It’s been a little more than a month for me here. How different is studying at the University of Utah (the U) compared to my alma mater, Rutgers University (RU)?
For one, both schools have a block letter as their symbol. Both schools are big on football. Both schools are public state universities. But yet, there’s a remarkable difference in the experience.
The School of Computing at the U is a lot more effective at communicating its success than the CS Department at RU. I found this in multiple ways. The departments at the U are so well-organized that it is really easy to have a basic understanding of where each focus group may possibly be. Additionally, the size and facilities in each group directly reflect information about their funding and prestige. When it came to RU, personally speaking, I found it a bit hard-to-find. The various labs and offices were hidden away in a maze in the CS building or packed away in a cabin on the other side of a parking lot (I’m talking about you, CBIM.) While that may stand true, it would be a mistake to underestimate RU in its research capabilities: both schools have great researchers and labs.

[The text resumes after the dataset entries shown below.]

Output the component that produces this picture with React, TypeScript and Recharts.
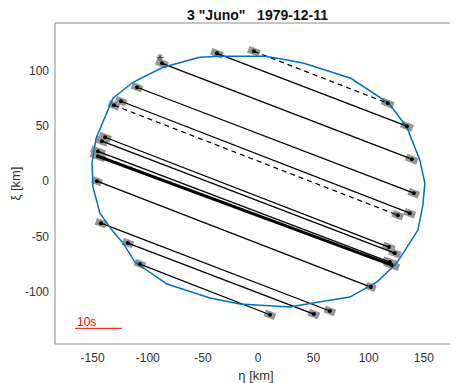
import React from "react";
import { ComposedChart, XAxis, YAxis, Scatter, ReferenceLine } from "recharts";

// asteroid profile (km), clockwise from the top
const profileEta = [
  -52.8, -36.5, 6.1, 22.4, 41.4, 83.9, 118.3, 134.6, 146.4, 150.9, 149.1, 144.6, 125.5, 107.4, 83.0,
  49.5, 28.7, -16.6, -43.7, -82.6, -111.6, -122.4, -132.4, -143.3, -149.6, -150.5, -146.8, -131.5,
  -113.4, -86.2,
];
const profileXi = [
  112.2, 113.1, 113.1, 110.4, 106.8, 93.2, 70.6, 48.9, 19.0, -1.8, -21.7, -44.3, -74.2, -91.4, -105.0,
  -110.4, -114.0, -111.3, -105.9, -93.2, -73.3, -56.1, -44.3, -28.9, -5.4, 16.3, 38.9, 75.1, 89.6,
  103.2,
];

// chords: disappearance / reappearance points
const chordEtaStart = [-37.4, -3.9, -87.1, -109.7, -124.2, -130.6, -138.7, -141.5, -145.1, -145.1, -146.0, -142.4, -118.0, -107.1];
const chordXiStart = [115.8, 117.6, 106.8, 85.1, 72.4, 68.8, 39.8, 36.2, 27.1, 22.6, 0.0, -38.0, -56.1, -75.1];
const chordEtaEnd = [134.6, 117.2, 139.1, 140.9, 137.3, 126.4, 118.3, 123.7, 119.2, 120.9, 102.0, 64.9, 50.4, 10.6];
const chordXiEnd = [49.8, 70.6, 19.9, -10.9, -29.0, -30.8, -59.7, -65.2, -73.3, -76.0, -95.9, -117.6, -120.4, -121.0];
const chordStyle = ["solid", "dashed", "solid", "solid", "solid", "dashed", "solid", "solid", "solid", "thick", "solid", "solid", "solid", "solid"];
const chordError = [5.5, 5.5, 5.5, 5, 5, 5, 5.5, 5.5, 6.5, 7, 4.5, 5, 5, 5];

const starEta = [-88.9];
const starXi = [112.2];

const scaleBarEta = [-165.9, -123.3];
const scaleBarXi = [-133.3, -133.3];
const scaleBarText = "10s";

const xTicks = [-150, -100, -50, 0, 50, 100, 150];
const yTicks = [-100, -50, 0, 50, 100];
const xDomain = [-184, 180];
const yDomain = [-147.5, 143.3];

const title = '3 "Juno"   1979-12-11';

const AXIS = "#8c8c8c";
const TEXT = "#333333";

const profileData = [...profileEta, profileEta[0]].map((x, i) => ({
  x,
  y: i < profileXi.length ? profileXi[i] : profileXi[0],
}));

const chords = chordEtaStart.map((x1, i) => ({
  a: { x: x1, y: chordXiStart[i] },
  b: { x: chordEtaEnd[i], y: chordXiEnd[i] },
  style: chordStyle[i],
  err: chordError[i],
}));

const endPoints = chords.flatMap((c) => [c.a, c.b]);

// grey timing-error bars laid along each chord
const errorBars = chords.flatMap((c) => {
  const dx = c.b.x - c.a.x;
  const dy = c.b.y - c.a.y;
  const len = Math.sqrt(dx * dx + dy * dy);
  const ux = (dx / len) * c.err;
  const uy = (dy / len) * c.err;
  return [c.a, c.b].map((p) => [
    { x: p.x - ux, y: p.y - uy },
    { x: p.x + ux, y: p.y + uy },
  ]);
});

const starData = starEta.map((x, i) => ({ x, y: starXi[i] }));

const Dot = (props: any) => <circle cx={props.cx} cy={props.cy} r={2} fill="#000" />;
const Nothing = () => <g />;
const Asterisk = (props: any) => {
  const { cx, cy } = props;
  const r = 3.5;
  return (
    <g stroke="#444" strokeWidth={1}>
      <line x1={cx - r} y1={cy} x2={cx + r} y2={cy} />
      <line x1={cx} y1={cy - r} x2={cx} y2={cy + r} />
      <line x1={cx - r * 0.7} y1={cy - r * 0.7} x2={cx + r * 0.7} y2={cy + r * 0.7} />
      <line x1={cx - r * 0.7} y1={cy + r * 0.7} x2={cx + r * 0.7} y2={cy - r * 0.7} />
    </g>
  );
};

export default function App() {
  return (
    <div
      style={{
        position: "relative",
        width: 450,
        height: 375,
        fontFamily: "'Liberation Sans', Arial, sans-serif",
      }}
    >
      <div
        style={{
          position: "absolute",
          left: 149.5,
          top: 0,
          width: 200,
          textAlign: "center",
          fontSize: 14,
          lineHeight: "14px",
          fontWeight: "bold",
          whiteSpace: "pre",
          color: "#111",
        }}
      >
        {title}
      </div>
      <ComposedChart width={450} height={375} margin={{ top: 15, right: 1, bottom: 0, left: 0 }}>
        <XAxis
          xAxisId="b"
          type="number"
          dataKey="x"
          domain={xDomain}
          ticks={xTicks}
          allowDataOverflow
          height={39}
          tickLine={false}
          tickSize={6}
          tickMargin={3}
          stroke={AXIS}
          tick={{ fontSize: 12, fill: TEXT }}
          label={{ value: "η [km]", position: "insideBottom", offset: 3, fontSize: 13, fill: TEXT }}
        />
        <XAxis xAxisId="bm" type="number" dataKey="x" domain={xDomain} ticks={xTicks} allowDataOverflow mirror axisLine={false} tick={false} tickSize={4} stroke={AXIS} />
        <XAxis xAxisId="t" orientation="top" type="number" dataKey="x" domain={xDomain} ticks={xTicks} allowDataOverflow mirror tick={false} tickSize={4} stroke={AXIS} />
        <YAxis
          yAxisId="l"
          type="number"
          dataKey="y"
          domain={yDomain}
          ticks={yTicks}
          allowDataOverflow
          width={47}
          tickLine={false}
          tickSize={4}
          tickMargin={2}
          stroke={AXIS}
          tick={{ fontSize: 12, fill: TEXT }}
          label={{ value: "ξ [km]", angle: -90, position: "insideLeft", offset: 7, fontSize: 13, fill: TEXT, style: { textAnchor: "middle" } }}
        />
        <YAxis yAxisId="lm" type="number" dataKey="y" domain={yDomain} ticks={yTicks} allowDataOverflow mirror axisLine={false} tick={false} tickSize={4} stroke={AXIS} />
        <YAxis yAxisId="r" orientation="right" type="number" dataKey="y" domain={yDomain} ticks={yTicks} allowDataOverflow mirror tick={false} tickSize={4} stroke={AXIS} />

        {errorBars.map((seg, i) => (
          <ReferenceLine key={"e" + i} xAxisId="b" yAxisId="l" segment={seg} stroke="#969696" strokeWidth={7} />
        ))}

        <Scatter
          xAxisId="b"
          yAxisId="l"
          data={profileData}
          line={{ stroke: "#0072BD", strokeWidth: 1.5 }}
          shape={Nothing}
          isAnimationActive={false}
        />

        {chords.map((c, i) => (
          <ReferenceLine
            key={"c" + i}
            xAxisId="b"
            yAxisId="l"
            segment={[c.a, c.b]}
            stroke="#000"
            strokeWidth={c.style === "thick" ? 3 : 1.3}
            strokeDasharray={c.style === "dashed" ? "5 4" : undefined}
          />
        ))}

        <Scatter xAxisId="b" yAxisId="l" data={endPoints} shape={Dot} isAnimationActive={false} />
        <Scatter xAxisId="b" yAxisId="l" data={starData} shape={Asterisk} isAnimationActive={false} />

        <ReferenceLine
          xAxisId="b"
          yAxisId="l"
          segment={[
            { x: scaleBarEta[0], y: scaleBarXi[0] },
            { x: scaleBarEta[1], y: scaleBarXi[1] },
          ]}
          stroke="#ff0000"
          strokeWidth={1}
          label={{ value: scaleBarText, position: "insideBottomLeft", offset: 2, fill: "#ff0000", fontSize: 12 }}
        />
      </ComposedChart>
    </div>
  );
}
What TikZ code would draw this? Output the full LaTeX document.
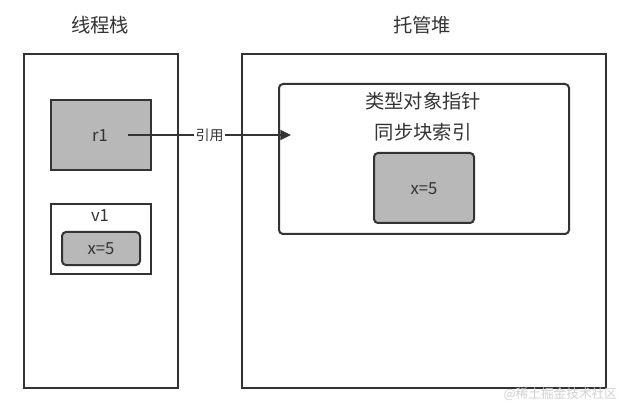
\documentclass[tikz,border=0pt]{standalone}
\usepackage{fontspec}
\setmainfont{Noto Sans CJK SC}
\usetikzlibrary{arrows.meta}

\tikzset{every picture/.style={line width=0.75pt}}
\tikzset{
  boxline/.style={draw=black!80, line width=1.5pt},
  grayfill/.style={boxline, fill=black!28},
  title/.style={font=\fontsize{14.5}{17}\selectfont, text=black!80},
  label/.style={font=\fontsize{12.5}{15}\selectfont, text=black!80},
}

\begin{document}
\begin{tikzpicture}[x=0.75pt,y=0.75pt,yscale=-1,xscale=1]
	\path (0,0) rectangle (632,417); %set diagram size

	% Titles
	\node [title] (stacktitle) at (100,25) {线程栈};
	\node [title] (heaptitle) at (422,25) {托管堆};

	%Shape: Rectangle [id:stack]
	\draw [boxline] (24,54) rectangle (178,388);
	%Shape: Rectangle [id:heap]
	\draw [boxline] (242,54) rectangle (606,388);

	%Shape: Rectangle [id:r1]
	\draw [grayfill] (51,100) rectangle (151,170);
	\node [label] (r1) at (100,136) {r1};

	%Shape: Rectangle [id:v1]
	\draw [boxline] (51,204) rectangle (151,274);
	\node [label] (v1) at (100,216) {v1};
	%Shape: Rounded Rect [id:v1x]
	\draw [grayfill, rounded corners=3pt] (62,232) rectangle (140,265);
	\node [label] (v1x) at (101,249) {x=5};

	%Shape: Rounded Rect [id:obj]
	\draw [boxline, rounded corners=3pt] (279,84) rectangle (569,234);
	\node [title] (typeptr) at (423,101) {类型对象指针};
	\node [title] (syncidx) at (423,132) {同步块索引};
	%Shape: Rounded Rect [id:objx]
	\draw [grayfill, rounded corners=3pt] (374,153) rectangle (474,223);
	\node [label] (objx) at (424,189) {x=5};

	%Straight Lines [id:ref]
	\coordinate (refstart) at (128,135);
	\coordinate (refend) at (291,135);
	\draw [draw=black!80, line width=1.5pt, -{Triangle[length=8pt,width=7.5pt]}] (refstart) -- (refend)
		node [pos=0.5, fill=white, inner sep=1pt, font=\fontsize{10.5}{12}\selectfont, text=black!80] (reflabel) {引用};

	% Text Node
	\node [anchor=east, font=\fontsize{9.5}{11}\selectfont, text=black!18] (mark) at (622,394) {@稀土掘金技术社区};

\end{tikzpicture}
\end{document}
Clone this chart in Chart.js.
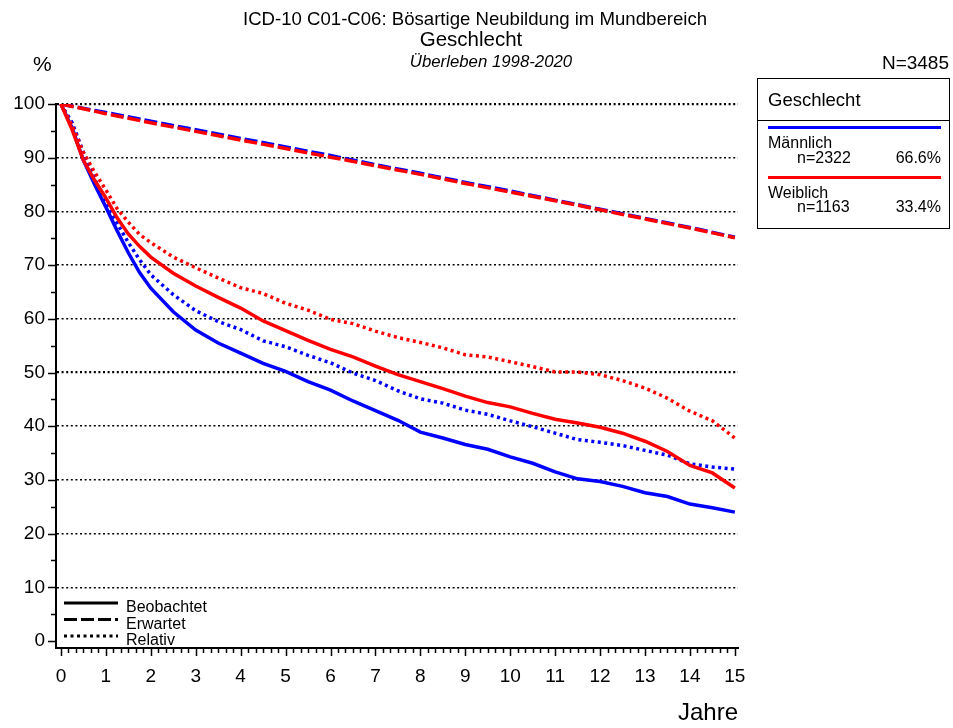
<!DOCTYPE html>
<html>
<head>
<meta charset="utf-8">
<script src="https://cdn.jsdelivr.net/npm/chart.js@4.4.0/dist/chart.umd.min.js"></script>
<style>
    body { margin: 0; background: #fff; font-family: "Liberation Sans", Arial, sans-serif; }
    #wrap { position: relative; width: 953px; height: 728px; }
    canvas { position: absolute; left: 0; top: 0; }
    .t { position: absolute; white-space: nowrap; color: #000; line-height: 1; }
    .c { transform: translateX(-50%); }
    #box { position: absolute; left: 757px; top: 78px; width: 193px; height: 151px; box-sizing: border-box; border: 1.5px solid #000; }
    #box .sep { position: absolute; left: 0; right: 0; top: 41px; border-top: 1.5px solid #000; }
    #box .bar { position: absolute; left: 10px; width: 173px; height: 3px; }
</style>
</head>
<body>
<div id="wrap">
    <canvas id="survivalChart" width="953" height="728"></canvas>

    <div class="t c" style="left:475px; top:10px; font-size:18.6px;">ICD-10 C01-C06: Bösartige Neubildung im Mundbereich</div>
    <div class="t c" style="left:471px; top:29px; font-size:20.5px;">Geschlecht</div>
    <div class="t c" style="left:491px; top:54px; font-size:16.8px; font-style:italic;">Überleben 1998-2020</div>
    <div class="t" style="left:33px; top:53px; font-size:21px;">%</div>
    <div class="t" style="right:4px; top:53px; font-size:19px;">N=3485</div>

    <div class="t" style="left:126px; top:599px; font-size:16px;">Beobachtet</div>
    <div class="t" style="left:126px; top:616px; font-size:16px;">Erwartet</div>
    <div class="t" style="left:126px; top:632px; font-size:16px;">Relativ</div>

    <div id="box">
        <div class="t" style="left:10px; top:12px; font-size:18.5px;">Geschlecht</div>
        <div class="sep"></div>
        <div class="bar" style="top:47px; background:#0000ff;"></div>
        <div class="t" style="left:10px; top:56px; font-size:16px;">Männlich</div>
        <div class="t" style="left:39px; top:71px; font-size:16px;">n=2322</div>
        <div class="t" style="right:8px; top:71px; font-size:16px;">66.6%</div>
        <div class="bar" style="top:97px; background:#ff0000;"></div>
        <div class="t" style="left:10px; top:106px; font-size:16px;">Weiblich</div>
        <div class="t" style="left:39px; top:120px; font-size:16px;">n=1163</div>
        <div class="t" style="right:8px; top:120px; font-size:16px;">33.4%</div>
    </div>
</div>

<script>
// Years since diagnosis (observed / relative curves)
const years = [0, 0.25, 0.5, 0.75, 1, 1.25, 1.5, 1.75, 2, 2.5, 3, 3.5, 4, 4.5, 5, 5.5, 6, 6.5,
               7, 7.5, 8, 8.5, 9, 9.5, 10, 10.5, 11, 11.5, 12, 12.5, 13, 13.5, 14, 14.5, 15];

// Männlich
const maleObserved = [100, 95.5, 89.5, 85, 80.8, 76.4, 72.3, 68.6, 65.7, 61.3, 57.9, 55.5, 53.6, 51.7, 50.2, 48.3, 46.7, 44.7,
                      42.9, 41.1, 38.9, 37.8, 36.6, 35.7, 34.3, 33.1, 31.5, 30.2, 29.7, 28.8, 27.6, 26.9, 25.5, 24.8, 24.0];
const maleRelative = [100, 96.5, 91, 86, 81.7, 77.8, 74.2, 71, 68.2, 64.5, 61.5, 59.5, 58, 55.9, 54.8, 53.2, 51.8, 49.9,
                      48.5, 46.6, 45.1, 44.3, 43, 42.2, 41, 39.9, 38.7, 37.5, 37, 36.4, 35.5, 34.6, 33, 32.4, 32];

// Weiblich
const femaleObserved = [100, 95.2, 89.5, 85.8, 82.5, 78.8, 75.8, 73.5, 71.5, 68.5, 66.1, 64.0, 62.0, 59.6, 57.8, 56.0, 54.3, 52.9,
                        51.2, 49.6, 48.3, 47.0, 45.6, 44.4, 43.6, 42.4, 41.3, 40.6, 39.8, 38.7, 37.2, 35.3, 32.7, 31.3, 28.5];
const femaleRelative = [100, 96, 91, 87.3, 84, 80.5, 78, 75.7, 74.2, 71.5, 69.5, 67.6, 65.8, 64.7, 62.9, 61.6, 59.9, 59.1,
                        57.7, 56.5, 55.6, 54.6, 53.3, 52.9, 52, 51.1, 50.1, 50.1, 49.6, 48.5, 47.1, 45.2, 42.8, 41, 37.8];

// Expected survival, whole years
const expectedYears = [0, 1, 2, 3, 4, 5, 6, 7, 8, 9, 10, 11, 12, 13, 14, 15];
const maleExpected = [100, 98.4, 96.8, 95.2, 93.6, 92.0, 90.4, 88.7, 87.1, 85.4, 83.8, 82.1, 80.4, 78.7, 77.0, 75.2];
const femaleExpected = [100, 98.2, 96.5, 94.9, 93.3, 91.7, 90.1, 88.5, 86.9, 85.2, 83.6, 82.0, 80.3, 78.6, 76.9, 75.1];

// Axis ticks
const xTickValues = [0, 1, 2, 3, 4, 5, 6, 7, 8, 9, 10, 11, 12, 13, 14, 15];
const yTickValues = [0, 10, 20, 30, 40, 50, 60, 70, 80, 90, 100];

const BLUE = '#0000ff';
const RED = '#ff0000';
const DASHED = [13, 4];
const DOTTED = [3, 3.5];

function toPoints(xs, ys) {
    return xs.map((x, i) => ({ x: x, y: ys[i] }));
}

function series(label, xs, ys, color, dash, order) {
    return {
        label: label,
        data: toPoints(xs, ys),
        borderColor: color,
        borderWidth: 3.5,
        borderDash: dash,
        borderCapStyle: 'butt',
        pointRadius: 0,
        tension: 0,
        fill: false,
        order: order
    };
}

// minor tick marks on both axes + line style key in the lower left corner
const axisExtras = {
    id: 'axisExtras',
    afterDraw(chart) {
        const { ctx, chartArea, scales: { x, y } } = chart;
        ctx.save();
        ctx.strokeStyle = '#000';
        ctx.lineWidth = 1.5;
        ctx.beginPath();
        for (let v = 0; v <= 100; v += 5) {
            const py = Math.round(y.getPixelForValue(v)) + 0.5;
            const len = v % 10 === 0 ? 8 : 5;
            ctx.moveTo(chartArea.left - len, py);
            ctx.lineTo(chartArea.left, py);
        }
        for (let i = 0; i <= 15 * 6; i++) {
            const px = Math.round(x.getPixelForValue(i / 6)) + 0.5;
            const len = i % 6 === 0 ? 8 : 5;
            ctx.moveTo(px, chartArea.bottom);
            ctx.lineTo(px, chartArea.bottom + len);
        }
        ctx.stroke();

        // key: Beobachtet / Erwartet / Relativ
        const keys = [[], DASHED, DOTTED];
        ctx.lineWidth = 3;
        keys.forEach((dash, i) => {
            const ky = 603 + i * 16.5;
            ctx.setLineDash(dash);
            ctx.beginPath();
            ctx.moveTo(64, ky);
            ctx.lineTo(118, ky);
            ctx.stroke();
        });
        ctx.restore();
    }
};

document.addEventListener('DOMContentLoaded', function() {
    const ctx = document.getElementById('survivalChart').getContext('2d');
    new Chart(ctx, {
        type: 'line',
        data: {
            datasets: [
                series('Männlich Beobachtet', years, maleObserved, BLUE, [], 4),
                series('Männlich Relativ', years, maleRelative, BLUE, DOTTED, 4),
                series('Männlich Erwartet', expectedYears, maleExpected, BLUE, DASHED, 3),
                series('Weiblich Beobachtet', years, femaleObserved, RED, [], 1),
                series('Weiblich Relativ', years, femaleRelative, RED, DOTTED, 1),
                series('Weiblich Erwartet', expectedYears, femaleExpected, RED, DASHED, 2)
            ]
        },
        options: {
            responsive: false,
            animation: false,
            layout: {
                padding: { top: 104, right: 215, left: 0, bottom: 0 }
            },
            plugins: {
                legend: { display: false },
                tooltip: { enabled: false }
            },
            scales: {
                x: {
                    type: 'linear',
                    min: -0.11,
                    max: 15.07,
                    afterBuildTicks: s => { s.ticks = xTickValues.map(v => ({ value: v })); },
                    afterFit: s => { s.height = 80; },
                    grid: { color: 'rgba(0,0,0,0)', drawTicks: false },
                    border: { display: true, color: '#000', width: 2 },
                    ticks: {
                        color: '#000',
                        font: { family: 'Liberation Sans', size: 19 },
                        padding: 17,
                        maxRotation: 0,
                        autoSkip: false
                    },
                    title: {
                        display: true,
                        text: 'Jahre',
                        align: 'end',
                        color: '#000',
                        font: { family: 'Liberation Sans', size: 24 },
                        padding: { top: 4, bottom: 0 }
                    }
                },
                y: {
                    type: 'linear',
                    min: -1.3,
                    max: 100,
                    afterBuildTicks: s => { s.ticks = yTickValues.map(v => ({ value: v })); },
                    afterFit: s => { s.width = 56; },
                    grid: {
                        drawTicks: false,
                        color: c => (c.tick && c.tick.value > 0) ? '#000' : 'rgba(0,0,0,0)',
                        lineWidth: c => (c.tick && (c.tick.value === 50 || c.tick.value === 100)) ? 2.2 : 1.6
                    },
                    border: { display: true, color: '#000', width: 2, dash: [2, 2.6] },
                    ticks: {
                        color: '#000',
                        font: { family: 'Liberation Sans', size: 19 },
                        padding: 11
                    }
                }
            }
        },
        plugins: [axisExtras]
    });
});
</script>
</body>
</html>
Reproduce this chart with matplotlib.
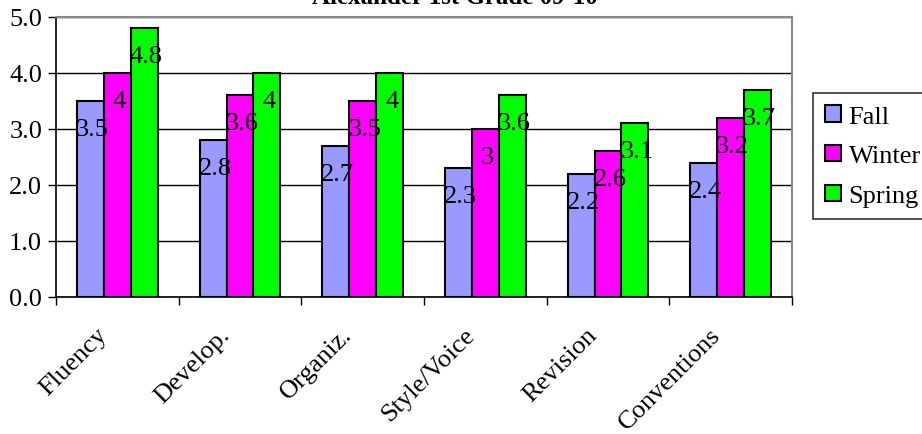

As a Ph.D. student, it is important to an extent to know about funding opportunities and grants. I was extremely surprised here at the U when I found out about fellowship workshops for the NSF GRFP fellowship award. It was pretty interesting: multiple workshops by different people in the school, all of them aiming to assist students to write better applications. This was really important to me: I did apply for the fellowship during my time at RU as well: I did have guidance from the amazing Dr. Arthur Casciato, who really helped me through it and receives credit for helping me get an Honorable Mention. But it does make a difference when you have multiple sources motivating you here at the U to shoot for the fellowship: Prof. Tony Butterfield from the Chemical Engineering Department, as well as the Graduate Funding Success (GFS) Fall Symposium that occurred a few weeks ago. This definitely helped me understand the fellowship and provided me with resources to work on my application this year.
Teaching is an aspect that matters to me personally. I was heavily involved in teaching at Rutgers, and there were amazing opportunities, from FIGS to LA programs. Moreover, with the concept of “recitations” in the CS department, Teaching Assistants had more opportunities to teach. This is not to say that the teaching assistants at RU did a great job, but there were opportunities for them to practice teaching. The PhD program at the U has a limited one-year teaching mentorship requirement, which can be utilized well if planned. But however, teaching opportunities seem a lot lesser compared to the plethora of options at RU.
Community at both schools is something incomparable: the U has grown on me as much as I felt that RU was home. I’ve gone for fewer events here at the U, but that can be largely attributed to my hectic schedule (twelve credits of graduate-level classes, along with wrapping up summer research can do that to you.) I no more find myself short of breath walking up slopes (excluding steep ones), and the isolation that clouded my first couple of weeks has diminished. RU was an experience, and U is going to be a hell of one too.